>>>

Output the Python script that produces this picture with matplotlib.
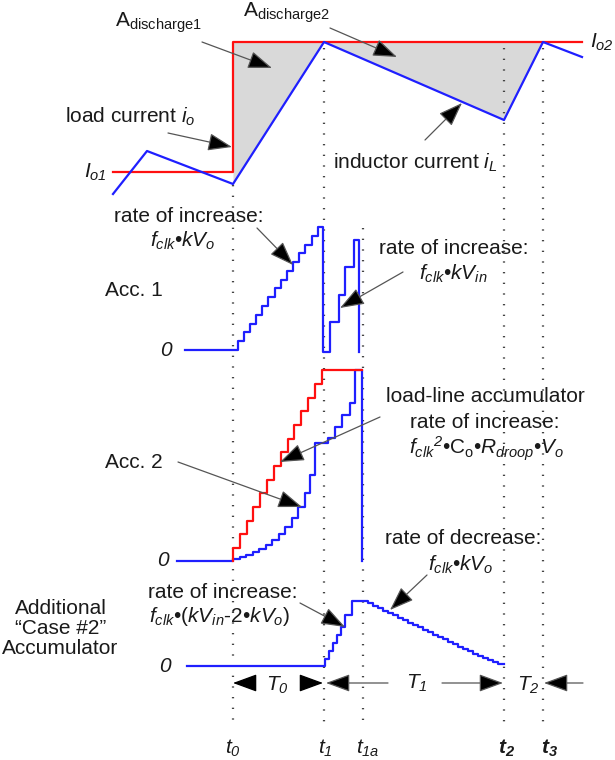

<<<
>>>

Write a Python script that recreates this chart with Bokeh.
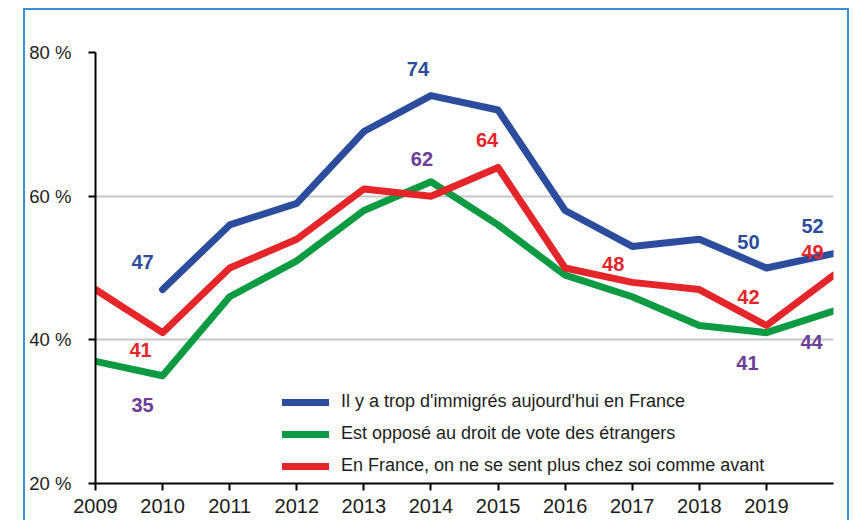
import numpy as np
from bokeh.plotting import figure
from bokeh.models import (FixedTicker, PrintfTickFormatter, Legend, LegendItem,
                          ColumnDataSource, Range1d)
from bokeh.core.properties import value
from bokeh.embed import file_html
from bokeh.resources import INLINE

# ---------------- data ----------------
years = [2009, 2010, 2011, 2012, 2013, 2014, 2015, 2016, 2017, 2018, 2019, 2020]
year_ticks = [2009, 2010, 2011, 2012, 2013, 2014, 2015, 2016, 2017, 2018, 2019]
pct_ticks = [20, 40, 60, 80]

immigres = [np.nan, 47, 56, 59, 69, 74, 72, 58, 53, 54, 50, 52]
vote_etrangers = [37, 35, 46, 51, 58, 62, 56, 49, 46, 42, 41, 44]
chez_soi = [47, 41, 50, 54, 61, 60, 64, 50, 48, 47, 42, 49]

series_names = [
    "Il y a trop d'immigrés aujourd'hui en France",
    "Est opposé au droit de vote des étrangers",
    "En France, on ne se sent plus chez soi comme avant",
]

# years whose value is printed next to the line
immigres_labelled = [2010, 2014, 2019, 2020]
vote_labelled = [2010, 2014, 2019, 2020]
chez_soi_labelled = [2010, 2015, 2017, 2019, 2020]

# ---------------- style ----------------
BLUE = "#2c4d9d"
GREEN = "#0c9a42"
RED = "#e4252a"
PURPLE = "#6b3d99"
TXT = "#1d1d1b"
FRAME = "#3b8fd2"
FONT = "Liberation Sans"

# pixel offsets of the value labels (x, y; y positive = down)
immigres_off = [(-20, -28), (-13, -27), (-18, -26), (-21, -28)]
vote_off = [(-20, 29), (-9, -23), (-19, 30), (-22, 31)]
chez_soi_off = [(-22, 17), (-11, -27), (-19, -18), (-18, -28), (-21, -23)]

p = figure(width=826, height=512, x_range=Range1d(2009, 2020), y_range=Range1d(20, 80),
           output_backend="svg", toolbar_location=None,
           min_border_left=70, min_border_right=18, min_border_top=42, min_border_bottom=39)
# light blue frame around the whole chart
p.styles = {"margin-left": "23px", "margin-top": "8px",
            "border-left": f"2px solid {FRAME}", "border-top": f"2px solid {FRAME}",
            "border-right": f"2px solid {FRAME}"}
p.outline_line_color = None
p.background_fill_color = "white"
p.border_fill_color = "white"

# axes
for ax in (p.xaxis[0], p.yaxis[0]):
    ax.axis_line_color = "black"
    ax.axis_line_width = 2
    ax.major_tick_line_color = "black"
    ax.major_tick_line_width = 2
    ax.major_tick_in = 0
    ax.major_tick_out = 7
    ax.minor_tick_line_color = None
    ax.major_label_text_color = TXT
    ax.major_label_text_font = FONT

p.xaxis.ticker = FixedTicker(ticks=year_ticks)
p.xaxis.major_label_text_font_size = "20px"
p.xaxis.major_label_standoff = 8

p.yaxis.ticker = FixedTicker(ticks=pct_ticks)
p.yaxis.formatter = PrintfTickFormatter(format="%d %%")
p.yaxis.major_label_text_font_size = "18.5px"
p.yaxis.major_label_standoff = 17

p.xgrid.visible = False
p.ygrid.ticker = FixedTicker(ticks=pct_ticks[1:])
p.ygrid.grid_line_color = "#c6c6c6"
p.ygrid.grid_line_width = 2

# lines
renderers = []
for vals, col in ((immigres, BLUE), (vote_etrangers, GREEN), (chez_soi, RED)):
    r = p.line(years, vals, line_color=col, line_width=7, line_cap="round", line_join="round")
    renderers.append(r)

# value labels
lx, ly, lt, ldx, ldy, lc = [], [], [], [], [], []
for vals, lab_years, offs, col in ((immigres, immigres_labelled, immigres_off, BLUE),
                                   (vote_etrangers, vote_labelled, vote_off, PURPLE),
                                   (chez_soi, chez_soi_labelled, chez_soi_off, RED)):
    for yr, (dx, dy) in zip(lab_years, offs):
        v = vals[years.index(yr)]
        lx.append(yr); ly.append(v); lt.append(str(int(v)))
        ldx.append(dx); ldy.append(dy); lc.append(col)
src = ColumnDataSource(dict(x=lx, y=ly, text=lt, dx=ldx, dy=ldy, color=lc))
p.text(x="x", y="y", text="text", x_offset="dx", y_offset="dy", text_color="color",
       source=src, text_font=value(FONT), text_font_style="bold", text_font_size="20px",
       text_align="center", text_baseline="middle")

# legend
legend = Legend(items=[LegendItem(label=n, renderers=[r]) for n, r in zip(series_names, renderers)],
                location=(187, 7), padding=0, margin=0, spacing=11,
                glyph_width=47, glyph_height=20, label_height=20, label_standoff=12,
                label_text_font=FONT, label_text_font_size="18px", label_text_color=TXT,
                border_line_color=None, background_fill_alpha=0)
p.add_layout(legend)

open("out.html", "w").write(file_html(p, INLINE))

<<<

### Short task
Count each line of the data where the word "script" appears, then reply with the total only.

### In response
2